La 5G, cela signifiera plus d’appareils et plus de données. Le réseau fixe pourra-t-il faire face à cet afflux?

“L’on observe aujourd’hui déjà une explosion sur notre réseau de base. Mais c’est dû à la popularité de l’unicasting, où les téléspectateurs recourent au différé et à la vision à la demande. Voilà pourquoi nous avons décidé cette année de remplacer tout notre réseau de base. Nous préparons à présent un réseau où l’on pourra basculer vers 100 Gbps avec possibilité d’atteindre même 1 Tbps. Nous étions du reste les premiers en Europe à le démontrer en laboratoire. Ce réseau sera le résultat d’une combinaison Huawei, Alcatel et, en partie, Ericsson.”

“L’unicasting sollicite notre réseau plus lourdement que la 4G. Il y a des moments, où Netflix représente 15 pour cent de la capacité du réseau. Aujourd’hui déjà, l’on peut acheter une excellente caméra pour trois cents euros, et il ne faudra plus attendre longtemps avant de pouvoir filmer en 4K avec un smartphone. Ce genre de chose fera en sorte que nous allons renouveler notre infrastructure au cours des quatre prochaines années.”

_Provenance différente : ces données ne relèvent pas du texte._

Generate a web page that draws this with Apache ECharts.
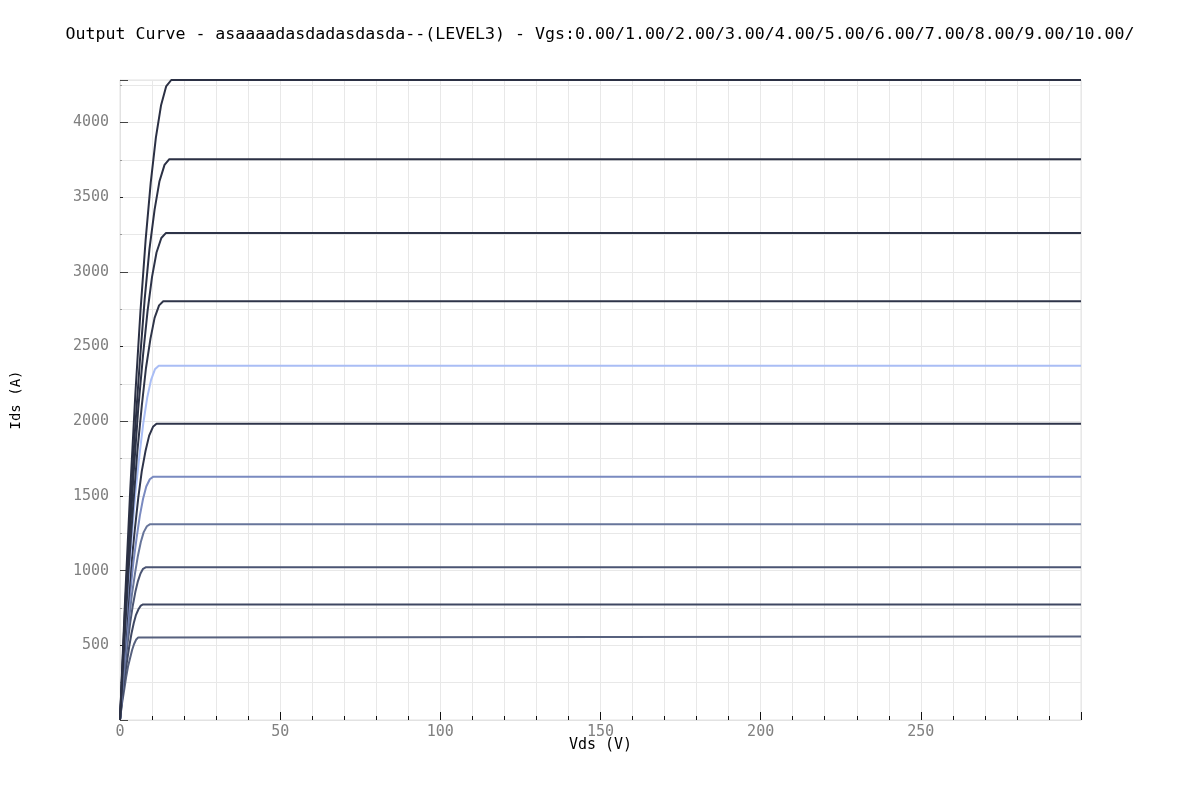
<!DOCTYPE html>
<html>
<head>
<meta charset="utf-8">
<script src="https://cdn.jsdelivr.net/npm/echarts@6/dist/echarts.min.js"></script>
<style>
  html, body { margin: 0; padding: 0; background: #fff; }
  #chart { width: 1200px; height: 800px; }
</style>
</head>
<body>
<div id="chart"></div>
<script>
const titleText = 'Output Curve - asaaaadasdadasdasda--(LEVEL3) - Vgs:0.00/1.00/2.00/3.00/4.00/5.00/6.00/7.00/8.00/9.00/10.00/';
const vgsNames = ['0.00', '1.00', '2.00', '3.00', '4.00', '5.00', '6.00', '7.00', '8.00', '9.00', '10.00'];

// Vds / Ids points (lowest curve first)
const vds0 = [0, 0.6, 1.3, 1.9, 2.5, 3.2, 3.8, 4.4, 5.0, 5.7, 6.3, 300];
const ids0 = [0, 106, 201, 285, 358, 419, 470, 509, 537, 553, 559, 559];
const vds1 = [0, 0.7, 1.4, 2.2, 2.9, 3.6, 4.3, 5.0, 5.8, 6.5, 7.2, 300];
const ids1 = [0, 147, 279, 395, 495, 581, 650, 704, 743, 766, 774, 774];
const vds2 = [0, 0.8, 1.6, 2.4, 3.2, 4.0, 4.8, 5.6, 6.4, 7.2, 8.0, 300];
const ids2 = [0, 194, 368, 521, 654, 767, 858, 930, 981, 1012, 1022, 1022];
const vds3 = [0, 0.9, 1.9, 2.8, 3.7, 4.7, 5.6, 6.5, 7.4, 8.4, 9.3, 300];
const ids3 = [0, 249, 472, 668, 838, 983, 1100, 1192, 1258, 1297, 1310, 1310];
const vds4 = [0, 1.0, 2.1, 3.1, 4.1, 5.2, 6.2, 7.2, 8.2, 9.3, 10.3, 300];
const ids4 = [0, 309, 586, 830, 1042, 1221, 1368, 1481, 1563, 1612, 1628, 1628];
const vds5 = [0, 1.1, 2.3, 3.4, 4.6, 5.7, 6.8, 8.0, 9.1, 10.3, 11.4, 300];
const ids5 = [0, 377, 714, 1011, 1269, 1487, 1666, 1805, 1904, 1963, 1983, 1983];
const vds6 = [0, 1.2, 2.4, 3.6, 4.8, 6.1, 7.3, 8.5, 9.7, 10.9, 12.1, 300];
const ids6 = [0, 451, 854, 1210, 1518, 1779, 1992, 2159, 2277, 2348, 2372, 2372];
const vds7 = [0, 1.4, 2.7, 4.1, 5.4, 6.8, 8.1, 9.5, 10.8, 12.2, 13.5, 300];
const ids7 = [0, 533, 1009, 1430, 1795, 2103, 2355, 2552, 2692, 2776, 2804, 2804];
const vds8 = [0, 1.4, 2.9, 4.3, 5.7, 7.2, 8.6, 10.0, 11.4, 12.9, 14.3, 300];
const ids8 = [0, 619, 1174, 1663, 2086, 2445, 2738, 2967, 3130, 3227, 3260, 3260];
const vds9 = [0, 1.5, 3.1, 4.6, 6.2, 7.7, 9.2, 10.8, 12.3, 13.9, 15.4, 300];
const ids9 = [0, 713, 1352, 1915, 2403, 2816, 3154, 3417, 3605, 3717, 3755, 3755];
const vds10 = [0, 1.6, 3.2, 4.8, 6.4, 8.0, 9.6, 11.2, 12.8, 14.4, 16.0, 300];
const ids10 = [0, 814, 1543, 2185, 2742, 3214, 3599, 3899, 4114, 4242, 4285, 4285];

const allVds = [vds0, vds1, vds2, vds3, vds4, vds5, vds6, vds7, vds8, vds9, vds10];
const allIds = [ids0, ids1, ids2, ids3, ids4, ids5, ids6, ids7, ids8, ids9, ids10];
const lineColors = ['#57617e', '#3e4762', '#4b5573', '#67759a', '#7a8ac0', '#2e344a',
                    '#a9bdf5', '#2f3549', '#2d3348', '#2b3044', '#2b3044'];

const xMax = 300;
const yMax = 4285;
const font = 'DejaVu Sans Mono';

const chart = echarts.init(document.getElementById('chart'));

const series = allVds.map(function (vds, i) {
    return {
        name: 'Vgs=' + vgsNames[i],
        type: 'line',
        xAxisIndex: 0,
        yAxisIndex: 0,
        showSymbol: false,
        symbol: 'none',
        lineStyle: { color: lineColors[i], width: 2 },
        data: vds.map(function (v, k) { return [v, allIds[i][k]]; })
    };
});

const option = {
    animation: false,
    title: {
        text: titleText,
        left: 'center',
        top: 21,
        textStyle: { fontFamily: font, fontSize: 16.6, fontWeight: 'normal', color: '#000' }
    },
    grid: {
        left: 120, right: 119, top: 80, bottom: 80,
        outerBoundsMode: 'none',
        containLabel: false,
        show: true, borderColor: '#e2e2e2', borderWidth: 1
    },
    xAxis: [
        {
            type: 'value', min: 0, max: xMax, interval: 10,
            name: 'Vds (V)', nameLocation: 'middle', nameGap: 18,
            nameMoveOverlap: false,
            nameTextStyle: { fontFamily: font, fontSize: 15, color: '#000' },
            axisLine: { show: true, lineStyle: { color: '#e2e2e2' } },
            axisTick: { show: true, inside: true, length: 4, lineStyle: { color: '#111' } },
            axisLabel: {
                fontFamily: font, fontSize: 15, color: '#808080', margin: 5,
                formatter: function (v) { return (v % 50 === 0 && v < xMax) ? String(v) : ''; }
            },
            splitLine: { show: true, lineStyle: { color: '#e8e8e8' } }
        },
        {
            type: 'value', min: 0, max: xMax, interval: 50, position: 'bottom',
            axisLine: { show: false },
            axisTick: { show: true, inside: true, length: 8, lineStyle: { color: '#111' } },
            axisLabel: { show: false },
            splitLine: { show: false }
        }
    ],
    yAxis: [
        {
            type: 'value', min: 0, max: yMax, interval: 250,
            name: 'Ids (A)', nameLocation: 'middle', nameGap: 97,
            nameTextStyle: { fontFamily: font, fontSize: 14, color: '#000' },
            axisLine: { show: true, lineStyle: { color: '#e2e2e2' } },
            axisTick: { show: true, inside: true, length: 2, lineStyle: { color: '#999' } },
            axisLabel: {
                fontFamily: font, fontSize: 15, color: '#808080', margin: 11,
                formatter: function (v) { return (v > 0 && v % 500 === 0) ? String(v) : ''; }
            },
            splitLine: { show: true, lineStyle: { color: '#e8e8e8' } }
        },
        {
            type: 'value', min: 0, max: yMax, interval: 500, position: 'left',
            axisLine: { show: false },
            axisTick: { show: true, inside: true, length: 3, lineStyle: { color: '#222' } },
            axisLabel: { show: false },
            splitLine: { show: false }
        },
        {
            type: 'value', min: 0, max: yMax, interval: 1000, position: 'left',
            axisLine: { show: false },
            axisTick: { show: true, inside: true, length: 8, lineStyle: { color: '#444' } },
            axisLabel: { show: false },
            splitLine: { show: false }
        }
    ],
    series: series
};

chart.setOption(option);
</script>
</body>
</html>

“Nous migrerons vers un réseau ‘single IP’. Cela signifie que tous les produits hérités (anciens appareils) disparaîtront, que ce sera entièrement compatible SDN (Software Defined Network) avec NFV (Network Function Virtualization), afin que le consommateur puisse faire beaucoup de choses à distance et ajouter facilement de la capacité supplémentaire. Des choses qui représentent aujourd’hui souvent du travail physique, nous allons pouvoir les faire en grande partie à distance. Nous réduirons ainsi aussi nos coûts d’exploitation.”